Solve the following differential equations :
`(dy)/(dx)+y=x`.

To solve the differential equation \(\frac{dy}{dx} + y = x\), we will follow these steps: ### Step 1: Identify the standard form The given equation is already in the standard form of a linear differential equation: \[ \frac{dy}{dx} + P(x)y = Q(x) \] where \(P(x) = 1\) and \(Q(x) = x\). ### Step 2: Find the integrating factor The integrating factor \(I(x)\) is given by: \[ I(x) = e^{\int P(x) \, dx} = e^{\int 1 \, dx} = e^{x} \] ### Step 3: Multiply the entire equation by the integrating factor We multiply the entire differential equation by \(e^{x}\): \[ e^{x} \frac{dy}{dx} + e^{x}y = e^{x}x \] ### Step 4: Recognize the left-hand side as a derivative The left-hand side can be expressed as the derivative of a product: \[ \frac{d}{dx}(e^{x}y) = e^{x}x \] ### Step 5: Integrate both sides Now, we integrate both sides with respect to \(x\): \[ \int \frac{d}{dx}(e^{x}y) \, dx = \int e^{x}x \, dx \] The left side simplifies to: \[ e^{x}y = \int e^{x}x \, dx \] To solve the right side, we will use integration by parts.

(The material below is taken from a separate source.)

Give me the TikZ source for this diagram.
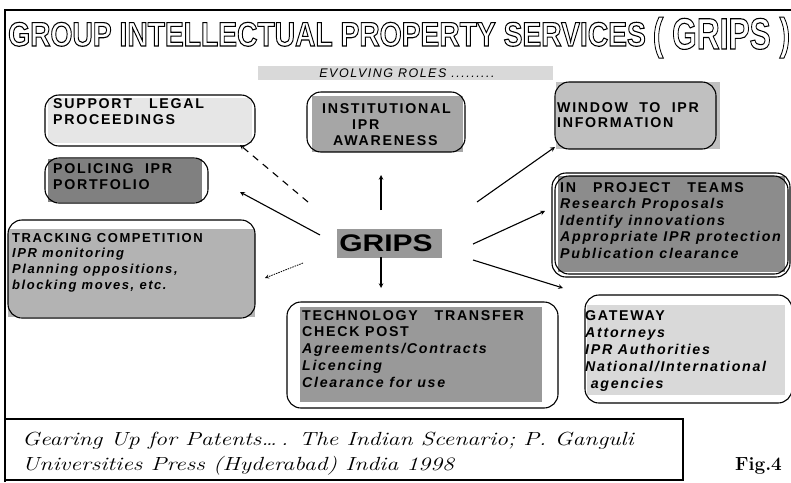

Let: - \(u = x\) \(\Rightarrow du = dx\) - \(dv = e^{x}dx\) \(\Rightarrow v = e^{x}\) Using integration by parts: \[ \int e^{x}x \, dx = uv - \int v \, du = xe^{x} - \int e^{x} \, dx = xe^{x} - e^{x} + C \] where \(C\) is the constant of integration. ### Step 6: Substitute back Now substituting back into our equation: \[ e^{x}y = xe^{x} - e^{x} + C \] ### Step 7: Solve for \(y\) To isolate \(y\), we divide both sides by \(e^{x}\): \[ y = x - 1 + Ce^{-x} \] ### Final Solution Thus, the solution to the differential equation is: \[ y = x - 1 + Ce^{-x} \]